Having been captured by enemy troops, Hašek was now traveling east. He was sent by train from Királyhida (now the town of Bruckneudorf in Austria) to Sambir (now in Ukraine). On July 11, Hašek, now a member of the Russian army, reached the front.
In June 1916, Hašek volunteered to join the Czechoslovak Legion, a unit that had negotiated with the Russians to fight on their side in the war, in the hopes of gaining Russian support for the creation of an independent Czechoslovak state. Hašek was kept busy in the Legion, working in various capacities (including as a journalist). When the Legion decided to return home via Vladivostok, a move that involved a great deal of battling over the Trans-Siberian Railway and necessitated making deals with the White Army, Hašek opted out. Instead, he joined the Red Army in October 1918 – the same month that his homeland became the new state of Czechoslovakia.
In December 1920, Jaroslav Hašek finally returned to Prague, and definitely not to a hero’s welcome. The news of his defection to the Red Army, as well as the knowledge that he had entered into a bigamous second marriage, made him highly unpopular.

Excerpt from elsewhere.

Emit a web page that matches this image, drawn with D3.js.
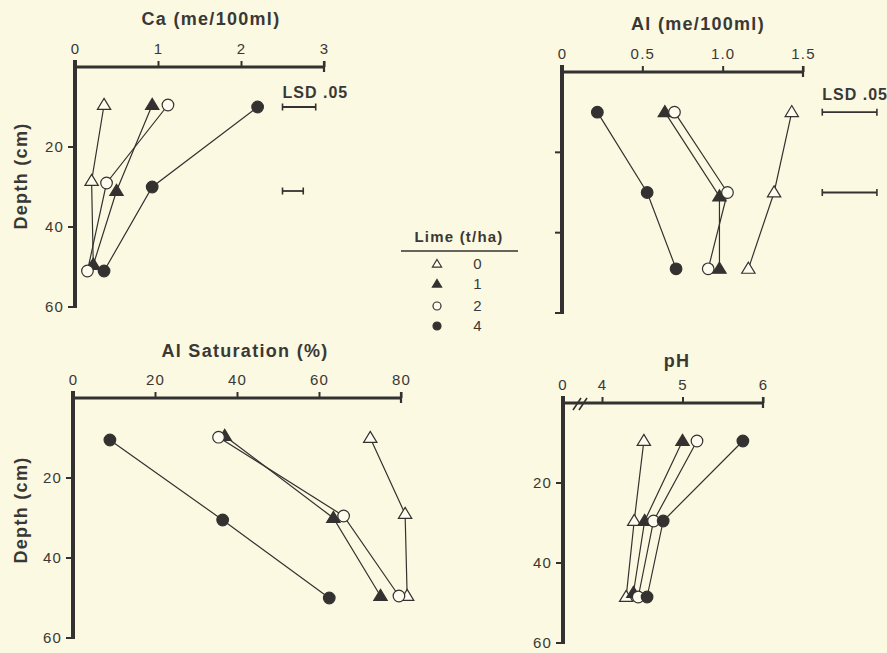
<!DOCTYPE html>
<html>
<head>
<meta charset="utf-8">
<script src="https://cdn.jsdelivr.net/npm/d3@7"></script>
<style>
  html, body { margin: 0; padding: 0; background: #fbf9e2; }
  svg { display: block; }
  text { font-family: "Liberation Sans", Arial, Helvetica, sans-serif; fill: #3a3835; }
</style>
</head>
<body>
<svg id="chart" width="887" height="653"></svg>
<script>
// Lime rates (t/ha) and their marker styles
const limeRates = ["0", "1", "2", "4"];
const markerShape = ["triangle", "triangle", "circle", "circle"];
const markerFilled = [false, true, false, true];

// Sampling depths (cm) per lime rate, read per panel
// Ca (me/100ml)
const caDepth = [[9.5, 28.5, 49.5], [9.5, 31, 49.5], [9.5, 29, 51], [10, 30, 51]];
const caValues = [[0.35, 0.20, 0.22], [0.93, 0.50, 0.22], [1.12, 0.38, 0.15], [2.20, 0.93, 0.35]];
const caLsd = [{ depth: 10, lo: 2.5, hi: 2.9 }, { depth: 31, lo: 2.5, hi: 2.75 }];

// Al (me/100ml)
const alDepth = [[10, 30, 49], [10, 31, 49], [10, 30, 49], [10, 30, 49]];
const alValues = [[1.43, 1.32, 1.16], [0.64, 0.98, 0.98], [0.70, 1.03, 0.91], [0.22, 0.53, 0.71]];
const alLsd = [{ depth: 10, lo: 1.62, hi: 1.96 }, { depth: 30, lo: 1.62, hi: 1.96 }];

// Al saturation (%)
const satDepth = [[10, 29, 49.5], [9.5, 30, 49.5], [9.8, 29.5, 49.5], [10.5, 30.5, 50]];
const satValues = [[72.5, 81, 81.5], [37, 63.5, 75], [35.5, 66, 79.5], [9, 36.5, 62.5]];

// pH
const phDepth = [[9.5, 29.5, 48.5], [9.5, 29.5, 47.5], [9.5, 29.5, 48.5], [9.5, 29.5, 48.5]];
const phValues = [[4.52, 4.40, 4.30], [5.00, 4.53, 4.39], [5.18, 4.64, 4.45], [5.75, 4.76, 4.56]];

// Tick labels
const caTicks = [0, 1, 2, 3];
const alTicks = [0, 0.5, 1.0, 1.5];
const alTickLabels = ["0", "0.5", "1.0", "1.5"];
const satTicks = [0, 20, 40, 60, 80];
const phTicks = [4, 5, 6];
const depthTicks = [20, 40, 60];

const ink = "#343230";
const paper = "#fdfcee";
const svg = d3.select("#chart");

function drawMarker(g, shape, filled, x, y, size) {
  if (shape === "circle") {
    g.append("circle").attr("cx", x).attr("cy", y).attr("r", size)
      .attr("fill", filled ? ink : paper).attr("stroke", ink).attr("stroke-width", 1.2);
  } else {
    const h = size * 1.9, w = size * 2.3;
    const pts = [[x, y - h * 0.6], [x + w / 2, y + h * 0.4], [x - w / 2, y + h * 0.4]];
    g.append("path").attr("d", d3.line()(pts) + "Z")
      .attr("fill", filled ? ink : paper).attr("stroke", ink).attr("stroke-width", 1.2)
      .attr("stroke-linejoin", "miter");
  }
}

function label(g, x, y, txt, size, bold, anchor) {
  return g.append("text").attr("x", x).attr("y", y)
    .attr("text-anchor", anchor || "middle").attr("font-size", size)
    .attr("font-weight", bold ? "bold" : "normal")
    .attr("letter-spacing", bold ? 1.3 : 1.2).text(txt);
}

function panel(opts) {
  const g = svg.append("g");
  const x = d3.scaleLinear().domain(opts.xDomain).range(opts.xRange);
  const y = d3.scaleLinear().domain([0, 60]).range(opts.yRange);
  const x0 = opts.axisStart;
  const yTop = y(0);

  // title
  label(g, opts.titleX, opts.titleY, opts.title, 18, true);

  // x axis labels and ticks via d3 axis
  const xAxis = d3.axisTop(x).tickValues(opts.xTicks).tickSize(6).tickPadding(7)
    .tickFormat((d, i) => opts.xTickLabels ? opts.xTickLabels[i] : d3.format("d")(d));
  const ax = g.append("g").attr("transform", `translate(0,${yTop})`).call(xAxis);
  ax.select(".domain").remove();
  ax.selectAll(".tick line").attr("stroke", ink).attr("stroke-width", 2);
  ax.selectAll("text").attr("font-size", 15).attr("fill", "#3a3835")
    .attr("letter-spacing", 1.2)
    .attr("font-family", "'Liberation Sans', Arial, sans-serif");
  if (opts.zeroLabel) {
    label(g, x0, yTop - 13, "0", 15, false);
  }

  // x axis line + right end tick
  g.append("line").attr("x1", x0).attr("x2", x.range()[1]).attr("y1", yTop).attr("y2", yTop)
    .attr("stroke", ink).attr("stroke-width", 3);
  g.append("line").attr("x1", x.range()[1]).attr("x2", x.range()[1]).attr("y1", yTop - 6).attr("y2", yTop + 5)
    .attr("stroke", ink).attr("stroke-width", 2.2);

  if (opts.axisBreak) {
    [0, 6].forEach(off => {
      g.append("line").attr("x1", x0 + 10 + off).attr("y1", yTop + 7)
        .attr("x2", x0 + 18 + off).attr("y2", yTop - 5)
        .attr("stroke", ink).attr("stroke-width", 1.6);
    });
  }

  // y axis
  g.append("line").attr("x1", x0).attr("x2", x0).attr("y1", yTop - 7).attr("y2", y(60) + 1)
    .attr("stroke", ink).attr("stroke-width", 4);
  depthTicks.forEach(d => {
    g.append("line").attr("x1", x0 - 7).attr("x2", x0).attr("y1", y(d)).attr("y2", y(d))
      .attr("stroke", ink).attr("stroke-width", 2);
    if (opts.yLabels) {
      label(g, x0 - 11, y(d), d, 15, false, "end").attr("dy", "0.36em");
    }
  });
  if (opts.depthTitle) {
    label(g, 0, 0, "Depth (cm)", 18, true)
      .attr("transform", `translate(${opts.depthTitleX},${opts.depthTitleY}) rotate(-90)`);
  }

  // series lines
  const line = d3.line().x(p => x(p[0])).y(p => y(p[1]));
  opts.values.forEach((vals, i) => {
    const pts = vals.map((v, j) => [v, opts.depths[i][j]]);
    g.append("path").attr("d", line(pts)).attr("fill", "none")
      .attr("stroke", ink).attr("stroke-width", 1.2);
  });
  // markers drawn after lines
  opts.values.forEach((vals, i) => {
    vals.forEach((v, j) => {
      drawMarker(g, markerShape[i], markerFilled[i], x(v), y(opts.depths[i][j]), 5.8);
    });
  });

  // LSD bars
  if (opts.lsd) {
    label(g, x(opts.lsd[0].lo), opts.lsdTextY, "LSD .05", 16, true, "start").attr("letter-spacing", 1);
    opts.lsd.forEach(b => {
      const yy = y(b.depth);
      g.append("line").attr("x1", x(b.lo)).attr("x2", x(b.hi)).attr("y1", yy).attr("y2", yy)
        .attr("stroke", ink).attr("stroke-width", 1.8);
      [b.lo, b.hi].forEach(e => g.append("line").attr("x1", x(e)).attr("x2", x(e))
        .attr("y1", yy - 3.5).attr("y2", yy + 3.5).attr("stroke", ink).attr("stroke-width", 1.6));
    });
  }
}

panel({
  title: "Ca (me/100ml)", titleX: 211, titleY: 25,
  xDomain: [0, 3], xRange: [75, 324], axisStart: 75, yRange: [67, 307],
  xTicks: caTicks, values: caValues, depths: caDepth,
  yLabels: true, depthTitle: true, depthTitleX: 27, depthTitleY: 176,
  lsd: caLsd, lsdTextY: 98
});

panel({
  title: "Al (me/100ml)", titleX: 698, titleY: 30,
  xDomain: [0, 1.5], xRange: [562, 803], axisStart: 562, yRange: [72, 313],
  xTicks: alTicks, xTickLabels: alTickLabels, values: alValues, depths: alDepth,
  yLabels: false, depthTitle: false,
  lsd: alLsd, lsdTextY: 100
});

panel({
  title: "Al Saturation (%)", titleX: 245, titleY: 357,
  xDomain: [0, 80], xRange: [73, 401], axisStart: 73, yRange: [398, 638],
  xTicks: satTicks, values: satValues, depths: satDepth,
  yLabels: true, depthTitle: true, depthTitleX: 27, depthTitleY: 510
});

panel({
  title: "pH", titleX: 677, titleY: 367,
  xDomain: [4, 6], xRange: [602, 763], axisStart: 563, yRange: [403, 643],
  xTicks: phTicks, values: phValues, depths: phDepth, zeroLabel: true, axisBreak: true,
  yLabels: true, depthTitle: false
});

// Legend
const lg = svg.append("g");
label(lg, 459, 242, "Lime (t/ha)", 15, true).attr("letter-spacing", 1.2);
lg.append("line").attr("x1", 401).attr("x2", 518).attr("y1", 251).attr("y2", 251)
  .attr("stroke", ink).attr("stroke-width", 1.3);
const legendY = [264, 284, 306, 326];
limeRates.forEach((r, i) => {
  drawMarker(lg, markerShape[i], markerFilled[i], 437, legendY[i], 4);
  label(lg, 478, legendY[i], r, 15, false).attr("dy", "0.36em");
});
</script>
</body>
</html>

Hašek, in his writings, returned to a character he had first created in 1912. This character was, of course, none other than the buffoonish soldier Švejk. Now, he had a more rounded character, and more definite supporting characters. The soldiers he met in the war formed the basis for several of the characters in his novel. Švejk himself is something of a mystery. Either he is a cheerful idiot, a man who ruins everything despite (or because of) his extreme enthusiasm for his cause, or he is a very crafty, calculating saboteur. Either way, he raises havoc wherever he goes. Various antiwar themes are found in the works. Hašek was pointing out the ludicrous nature of World War I, with so many soldiers being forced to fight for a government that is not their own. Furthermore, they do not understand the reason for the war. Austrian military discipline is also frequently lampooned.
The characters in the novel have very human failings. A chaplain has a drinking problem. A captain spends much of his time consorting with prostitutes. A sergeant-major is intent upon making things as comfortable as possible for himself. Švejk himself, before the war, supported himself by dealing in stolen dogs.
Hašek intended his work to amount to six volumes. Unfortunately – not only for him, but for Czech and world literature – his health was failing when he returned home. Unable to write, he was forced to dictate his most famous work while lying in bed in his residence in Lipnice nad Sázavou. On January 3, 1923, Jaroslav Hašek died at the age of 39.
Hašek’s novel has been translated more times than any other novel in Czech literature. Švejk and his cohorts became so popular that statues of the character can be seen in Poland, Ukraine, Russia, and Slovakia, in addition to the Czech Republic. The smiling, button-nosed drawing of Švejk from the books is seen on the signs of various Švejk-themed restaurants. And the character has been portrayed on screen multiple times since the first Švejk film was released in 1931. Truly, Švejk is a character with universal and timeless appeal.